Yeah, and if you rollback to pre-Stormblood, Healers were extremely unhappy with WHM because the Lily System was heavily criticized before it was even released from the Media Tour. They've been VERY radio silent ever since about any job changes to prevent their team from actually taking criticism before the work is done instead of course correcting in stride, but I can understand how it would affect morale if you had an angry gamer criticizing you over XYZ feature or something minute. That's what the Forums originally were for - feedback.
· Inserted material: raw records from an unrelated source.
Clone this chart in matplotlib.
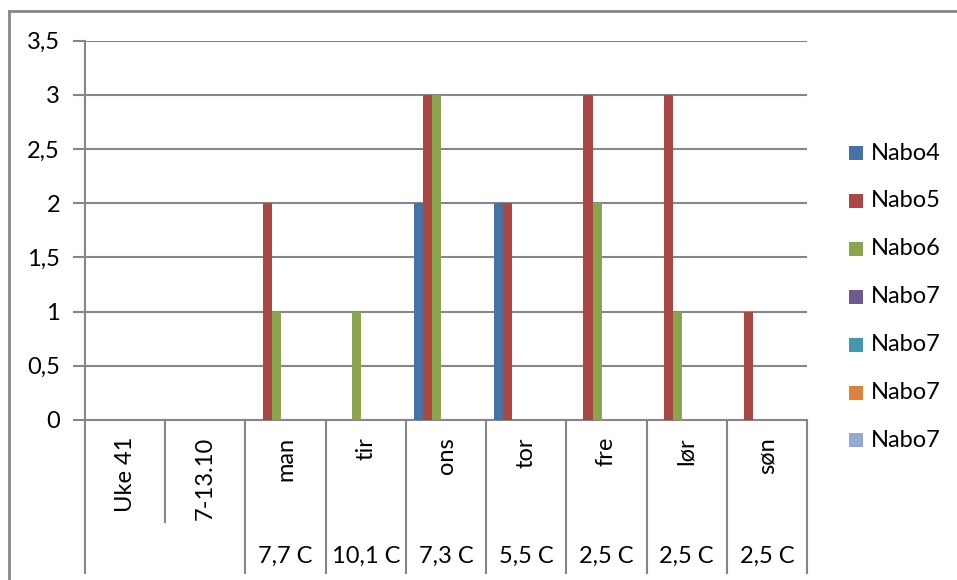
import matplotlib
matplotlib.use("Agg")
import matplotlib.pyplot as plt
from matplotlib.lines import Line2D
from matplotlib.patches import Rectangle

plt.rcParams['font.family'] = ['Lato', 'DejaVu Sans']

inner_labels = ["Uke 41", "7-13.10", "man", "tir", "ons", "tor", "fre", "lør", "søn"]
outer_labels = ["", "", "7,7 C", "10,1 C", "7,3 C", "5,5 C", "2,5 C", "2,5 C", "2,5 C"]
series_names = ["Nabo4", "Nabo5", "Nabo6", "Nabo7", "Nabo7", "Nabo7", "Nabo7"]
nabo4 = [0, 0, 0, 0, 2, 2, 0, 0, 0]
nabo5 = [0, 0, 2, 0, 3, 2, 3, 3, 1]
nabo6 = [0, 0, 1, 1, 3, 0, 2, 1, 0]
nabo7a = [0, 0, 0, 0, 0, 0, 0, 0, 0]
nabo7b = [0, 0, 0, 0, 0, 0, 0, 0, 0]
nabo7c = [0, 0, 0, 0, 0, 0, 0, 0, 0]
nabo7d = [0, 0, 0, 0, 0, 0, 0, 0, 0]
series = [nabo4, nabo5, nabo6, nabo7a, nabo7b, nabo7c, nabo7d]
colors = ["#4572A7", "#AA4643", "#89A54E", "#71588F", "#4198AF", "#DB843D", "#93A9CF"]
yticks = [0, 0.5, 1, 1.5, 2, 2.5, 3, 3.5]
ytick_labels = ["0", "0,5", "1", "1,5", "2", "2,5", "3", "3,5"]

W, H = 957, 580
fig = plt.figure(figsize=(W / 100, H / 100), dpi=100)
FS = 17

# plot area in pixels
px_l, px_r, px_top, px_bot = 85, 807, 40.5, 420
ax = fig.add_axes([px_l / W, 1 - px_bot / H, (px_r - px_l) / W, (px_bot - px_top) / H])

n = len(inner_labels)
ns = len(series)
bw = 0.1147
grid_c = "#868686"

for i, (vals, c) in enumerate(zip(series, colors)):
    xs = [k - ns * bw / 2 + (i + 0.5) * bw for k in range(n)]
    ax.bar(xs, vals, width=bw, color=c, zorder=3, linewidth=0)

ax.set_xlim(-0.5, n - 0.5)
ax.set_ylim(0, 3.5)
ax.set_yticks(yticks)
ax.set_yticklabels(ytick_labels, fontsize=FS, color="black")
ax.yaxis.grid(True, color=grid_c, linewidth=1.5, zorder=0)
ax.tick_params(axis='y', length=9, width=1.5, color=grid_c, pad=9)
ax.set_xticks([])
for s in ["top", "right"]:
    ax.spines[s].set_visible(False)
ax.spines["left"].set_color(grid_c)
ax.spines["left"].set_linewidth(1.5)
ax.spines["bottom"].set_color(grid_c)
ax.spines["bottom"].set_linewidth(1.5)

# category axis (multi-level) drawn in figure pixel coordinates
def fx(px):
    return px / W

def fy(py):
    return 1 - py / H

cw = (px_r - px_l) / n
for k in range(n + 1):
    x = px_l + k * cw
    y_end = 522 if k == 1 else 573
    fig.add_artist(Line2D([fx(x), fx(x)], [fy(420), fy(y_end)], color=grid_c, linewidth=1.5))

for k, lab in enumerate(inner_labels):
    xc = px_l + (k + 0.5) * cw
    fig.text(fx(xc), fy(437), lab, rotation=90, ha='center', va='top', fontsize=FS)
for k, lab in enumerate(outer_labels):
    if lab:
        xc = px_l + (k + 0.5) * cw
        fig.text(fx(xc), fy(556), lab, ha='center', va='center', fontsize=FS)

# legend
leg_y0, leg_dy = 153, 47.9
for i, (name, c) in enumerate(zip(series_names, colors)):
    yc = leg_y0 + i * leg_dy
    fig.add_artist(Rectangle((fx(849), fy(yc + 7)), 14 / W, 14 / H, color=c, linewidth=0))
    fig.text(fx(871), fy(yc), name, ha='left', va='center', fontsize=FS)

# chart border (top and left visible)
fig.add_artist(Line2D([fx(8.5), fx(957)], [fy(11), fy(11)], color=grid_c, linewidth=2))
fig.add_artist(Line2D([fx(8.5), fx(8.5)], [fy(11), fy(580)], color=grid_c, linewidth=2))

fig.savefig("out.png", dpi=100)
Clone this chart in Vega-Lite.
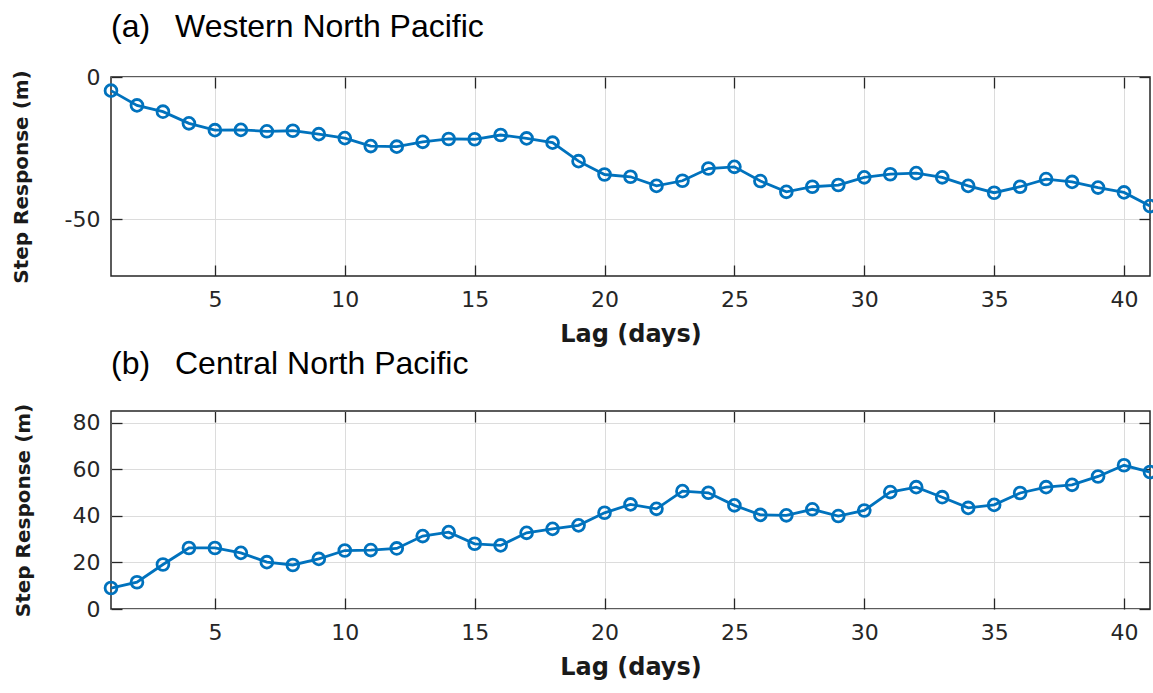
{
  "$schema": "https://vega.github.io/schema/vega-lite/v6.json",
  "background": "white",
  "padding": {"left": 10, "top": 10, "right": 2, "bottom": 2},
  "datasets": {
    "wnp": [
      {"lag": 1, "v": -4.8}, {"lag": 2, "v": -10}, {"lag": 3, "v": -12.2}, {"lag": 4, "v": -16.3}, {"lag": 5, "v": -18.7},
      {"lag": 6, "v": -18.6}, {"lag": 7, "v": -19.1}, {"lag": 8, "v": -18.9}, {"lag": 9, "v": -20.1}, {"lag": 10, "v": -21.5},
      {"lag": 11, "v": -24.3}, {"lag": 12, "v": -24.5}, {"lag": 13, "v": -22.8}, {"lag": 14, "v": -21.8}, {"lag": 15, "v": -21.9},
      {"lag": 16, "v": -20.4}, {"lag": 17, "v": -21.6}, {"lag": 18, "v": -23.1}, {"lag": 19, "v": -29.6}, {"lag": 20, "v": -34.3},
      {"lag": 21, "v": -35.1}, {"lag": 22, "v": -38.3}, {"lag": 23, "v": -36.5}, {"lag": 24, "v": -32.2}, {"lag": 25, "v": -31.6},
      {"lag": 26, "v": -36.6}, {"lag": 27, "v": -40.4}, {"lag": 28, "v": -38.6}, {"lag": 29, "v": -38.0}, {"lag": 30, "v": -35.3},
      {"lag": 31, "v": -34.2}, {"lag": 32, "v": -33.8}, {"lag": 33, "v": -35.3}, {"lag": 34, "v": -38.3}, {"lag": 35, "v": -40.7},
      {"lag": 36, "v": -38.6}, {"lag": 37, "v": -35.9}, {"lag": 38, "v": -36.9}, {"lag": 39, "v": -38.9}, {"lag": 40, "v": -40.6},
      {"lag": 41, "v": -45.4}
    ],
    "cnp": [
      {"lag": 1, "v": 9.0}, {"lag": 2, "v": 11.5}, {"lag": 3, "v": 19.1}, {"lag": 4, "v": 26.2}, {"lag": 5, "v": 26.2},
      {"lag": 6, "v": 24.1}, {"lag": 7, "v": 20.1}, {"lag": 8, "v": 18.9}, {"lag": 9, "v": 21.5}, {"lag": 10, "v": 25.1},
      {"lag": 11, "v": 25.3}, {"lag": 12, "v": 26.0}, {"lag": 13, "v": 31.3}, {"lag": 14, "v": 33.0}, {"lag": 15, "v": 28.0},
      {"lag": 16, "v": 27.3}, {"lag": 17, "v": 32.7}, {"lag": 18, "v": 34.4}, {"lag": 19, "v": 35.9}, {"lag": 20, "v": 41.3},
      {"lag": 21, "v": 44.9}, {"lag": 22, "v": 43.0}, {"lag": 23, "v": 50.6}, {"lag": 24, "v": 49.9}, {"lag": 25, "v": 44.5},
      {"lag": 26, "v": 40.4}, {"lag": 27, "v": 40.2}, {"lag": 28, "v": 42.8}, {"lag": 29, "v": 39.9}, {"lag": 30, "v": 42.3},
      {"lag": 31, "v": 50.2}, {"lag": 32, "v": 52.3}, {"lag": 33, "v": 48.0}, {"lag": 34, "v": 43.4}, {"lag": 35, "v": 44.7},
      {"lag": 36, "v": 49.8}, {"lag": 37, "v": 52.3}, {"lag": 38, "v": 53.3}, {"lag": 39, "v": 56.9}, {"lag": 40, "v": 61.7},
      {"lag": 41, "v": 58.8}
    ]
  },
  "config": {
    "font": "DejaVu Sans",
    "view": {"stroke": "#262626", "strokeWidth": 1.5},
    "axis": {
      "labelFont": "DejaVu Sans", "labelFontSize": 22, "labelColor": "#262626",
      "tickColor": "#262626", "tickSize": -11, "tickWidth": 1.3, "domain": false,
      "gridColor": "#dcdcdc", "gridWidth": 1,
      "titleFont": "DejaVu Sans", "titleFontWeight": "bold", "titleColor": "#1a1a1a"
    },
    "title": {"font": "Liberation Sans", "fontSize": 32, "fontWeight": "normal", "anchor": "start", "frame": "group", "color": "#000000", "offset": 22},
    "concat": {"spacing": 0}
  },
  "vconcat": [
    {
      "title": {"text": "(a)\u2002 Western North Pacific"},
      "width": 1039, "height": 199,
      "data": {"name": "wnp"},
      "layer": [
        {
          "mark": {"type": "line", "color": "#0072BD", "strokeWidth": 2.8},
          "encoding": {
            "x": {"field": "lag", "type": "quantitative", "scale": {"domain": [1, 41], "nice": false, "zero": false},
                  "axis": {"values": [5, 10, 15, 20, 25, 30, 35, 40], "title": "Lag (days)", "titleFontSize": 24, "labelPadding": 24, "titlePadding": 12, "grid": true}},
            "y": {"field": "v", "type": "quantitative", "scale": {"domain": [-70, 0], "nice": false, "zero": false},
                  "axis": {"values": [-50, 0], "title": "Step Response (m)", "titleFontSize": 20, "labelPadding": 22, "titlePadding": 33, "grid": true, "labelExpr": "replace(datum.label, '\u2212', '-')"}}
          }
        },
        {
          "mark": {"type": "point", "shape": "circle", "filled": false, "color": "#0072BD", "strokeWidth": 2.8, "size": 140, "opacity": 1},
          "encoding": {
            "x": {"field": "lag", "type": "quantitative", "scale": {"domain": [1, 41], "nice": false, "zero": false},
                  "axis": {"orient": "top", "values": [5, 10, 15, 20, 25, 30, 35, 40], "labels": false, "title": null, "grid": false}},
            "y": {"field": "v", "type": "quantitative", "scale": {"domain": [-70, 0], "nice": false, "zero": false},
                  "axis": {"orient": "right", "values": [-50, 0], "labels": false, "title": null, "grid": false}}
          }
        }
      ],
      "resolve": {"axis": {"x": "independent", "y": "independent"}}
    },
    {
      "title": {"text": "(b)\u2002 Central North Pacific"},
      "width": 1039, "height": 198,
      "data": {"name": "cnp"},
      "layer": [
        {
          "mark": {"type": "line", "color": "#0072BD", "strokeWidth": 2.8},
          "encoding": {
            "x": {"field": "lag", "type": "quantitative", "scale": {"domain": [1, 41], "nice": false, "zero": false},
                  "axis": {"values": [5, 10, 15, 20, 25, 30, 35, 40], "title": "Lag (days)", "titleFontSize": 24, "labelPadding": 24, "titlePadding": 12, "grid": true}},
            "y": {"field": "v", "type": "quantitative", "scale": {"domain": [0, 85], "nice": false, "zero": false},
                  "axis": {"values": [0, 20, 40, 60, 80], "title": "Step Response (m)", "titleFontSize": 20, "labelPadding": 22, "titlePadding": 39, "grid": true}}
          }
        },
        {
          "mark": {"type": "point", "shape": "circle", "filled": false, "color": "#0072BD", "strokeWidth": 2.8, "size": 140, "opacity": 1},
          "encoding": {
            "x": {"field": "lag", "type": "quantitative", "scale": {"domain": [1, 41], "nice": false, "zero": false},
                  "axis": {"orient": "top", "values": [5, 10, 15, 20, 25, 30, 35, 40], "labels": false, "title": null, "grid": false}},
            "y": {"field": "v", "type": "quantitative", "scale": {"domain": [0, 85], "nice": false, "zero": false},
                  "axis": {"orient": "right", "values": [0, 20, 40, 60, 80], "labels": false, "title": null, "grid": false}}
          }
        }
      ],
      "resolve": {"axis": {"x": "independent", "y": "independent"}}
    }
  ]
}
It was an over-exaggeration on my part since I've been a bit jaded for a while starting back in Shadowbringers after we figured out SE has WHM-ified AST/SCH. Still, I agree with your points. Tanks were kinda dead for a good chunk of early early ARR because of the fact that nobody wanted to really play it(and they were sparse, just like Healers were with ARR's old systems). This is why we had the Tank Mounts added - to get people to do it for the mount. It's part of why you see at least every tank once usually, but with Healers they seriously need to provide an incentive to do so, if not in the same vein. I feel they're partially afraid to do so because of development resources being diverted from other projects within XIV's team to create these mounts would take some time(though to be honest, they could do without adding anything to the Mog Station for a while...)
I wasn't trying to dig at you for that again. I was pointing out the general state of the community discussion.
Some raiders blame RPers, some casuals blame raiders, some RPers blame the hidden modders.
It would be nice if people just admitted that we're just not being given enough content longevity rather than tearing into each other for scraps.
Anyway, as for the healer situation, I'm apathetic to it. I've already basically quit healing anyway. If they manage to surprise us in 8.0, great, if not, then it is what it is.